The board has the support of Tourism Councilor Joey Hew, who has moved the Film Commission into the ministry in an effort to expand its marketing reach.
“It is definitely an area we want to develop,” said Mr. Hew. “We might not have the capacity at the moment to take on a full production, but even a single scene would have a tremendous economic impact.”
Beyond Hollywood, there are potentially lucrative opportunities in the world of music videos and commercials. Currently, the most common productions in Cayman are unscripted television broadcasts – house hunting shows, fishing and diving documentaries, and the occasional reality show. “It is a common misconception people have that the Film Commission is supposed to be attracting major big budget, $100 million dollar movies. The truth is that our core market may not be that, at least not right away,” said Mr. Bodden.

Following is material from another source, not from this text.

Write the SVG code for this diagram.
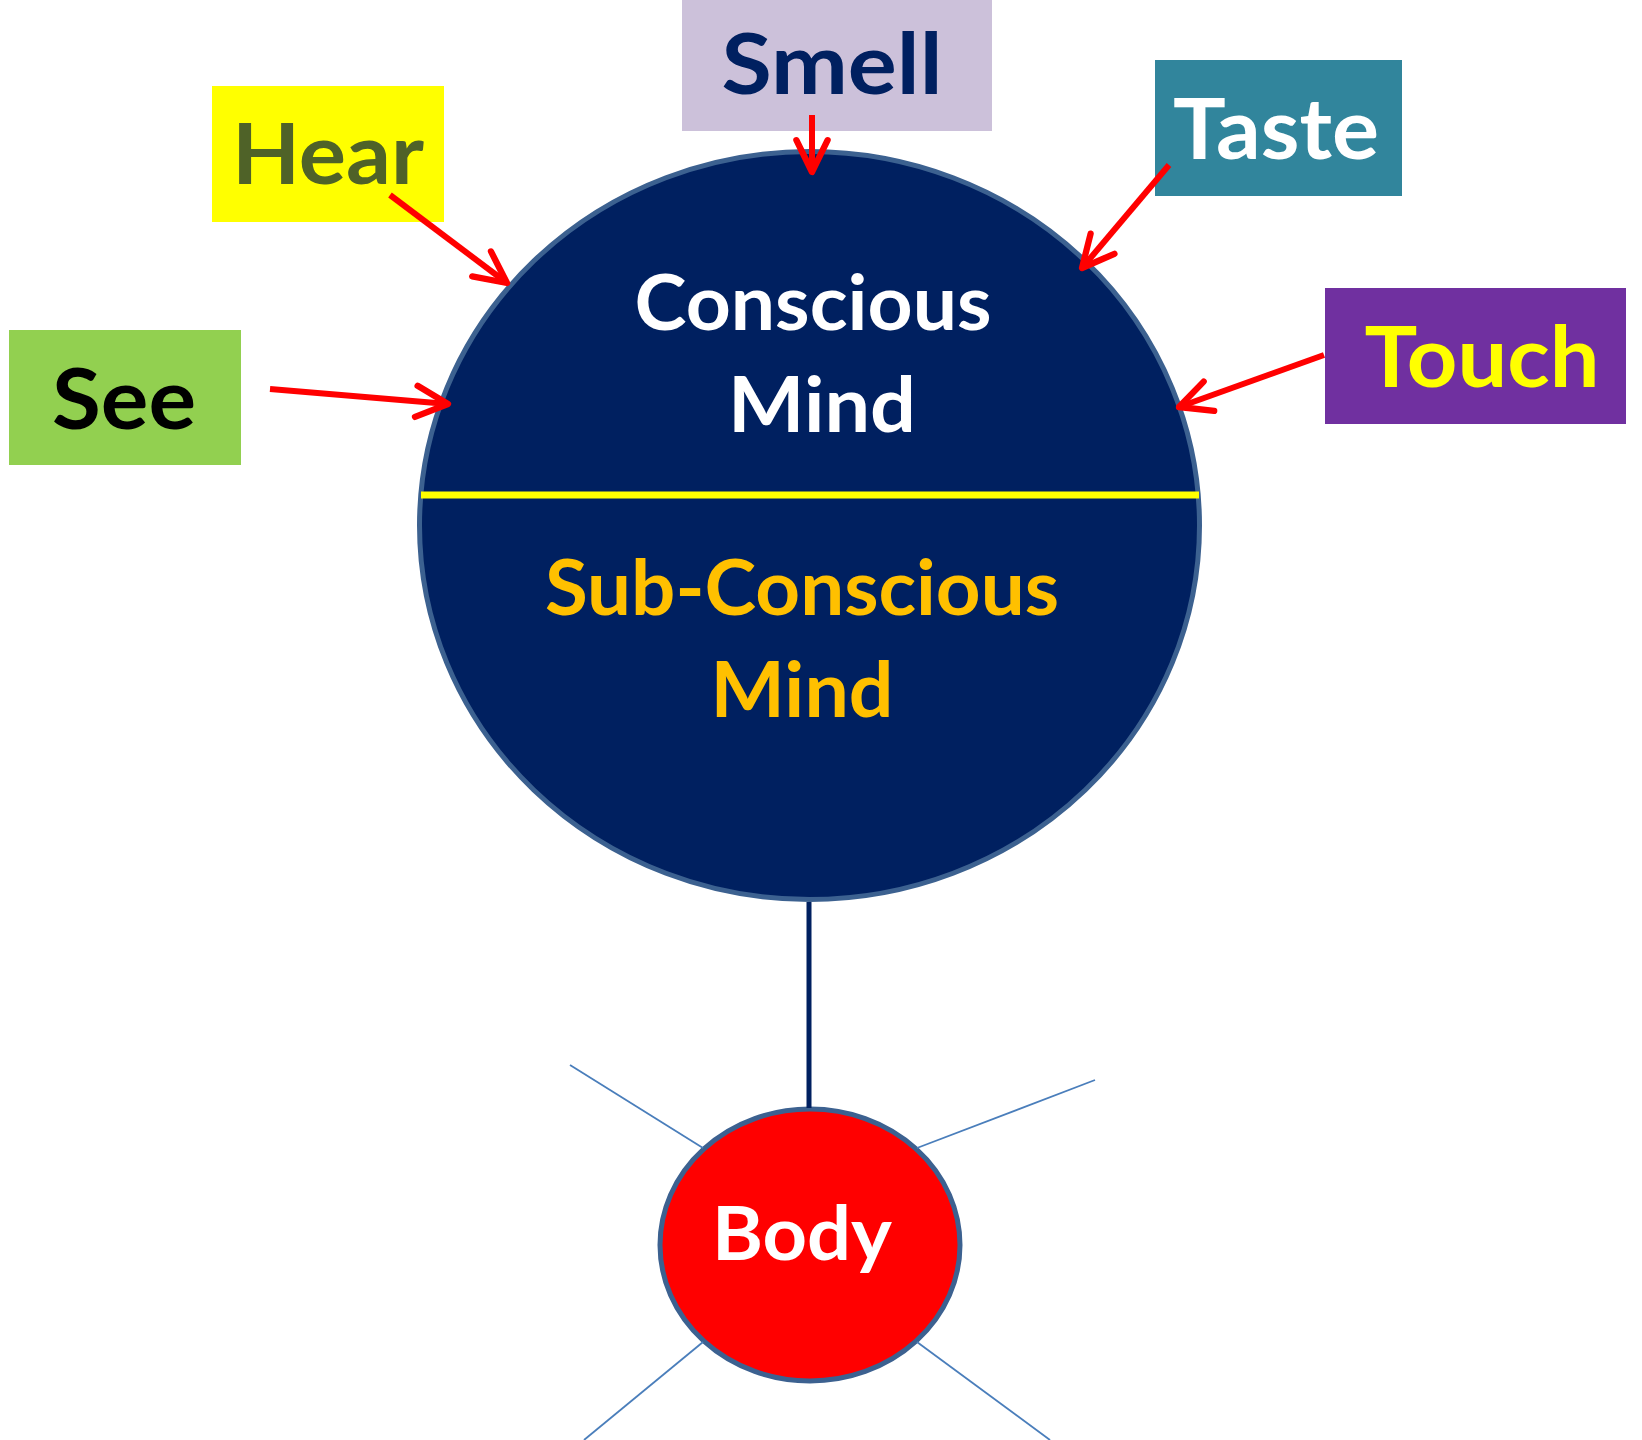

Recent productions filmed in Cayman have included U.K. Channel 4 property show “A Place in the Sun” and VH1 reality show “Atlanta Exes.” Not quite James Bond, but Mr. Bodden said the value of this kind of content could not be dismissed.
“When HGTV comes to film a show here, for example, they showcase million-dollar mansions and high quality of life to the millions of people that watch that channel,” he said.
Mr. Bodden believes there is steady demand from production houses for “non-scripted” content, but he believes the commission could be more proactive in efforts to entice crews to Cayman.
Mr. Hew added, “We need to take advantage of all the opportunities out there. As long as we are careful about what we allow to be filmed here, the kind of exposure we could get is something marketing money can’t buy.”
Initial efforts of the new Film Commission board include revamping its website and establishing relationships with production companies.
They also want to look at the incentives offered to film in Cayman. Currently, film crews are offered permit rebates and duty reductions for equipment on a negotiated basis.
Mr. Hew also hopes an increase in film production in the Cayman Islands will create opportunities for young people who currently feel they have to move overseas to pursue their dreams.
“It is equally important that our young people get to work on these sets – even as volunteers. We want to expose our young people to the type of experience they need to develop their talent.”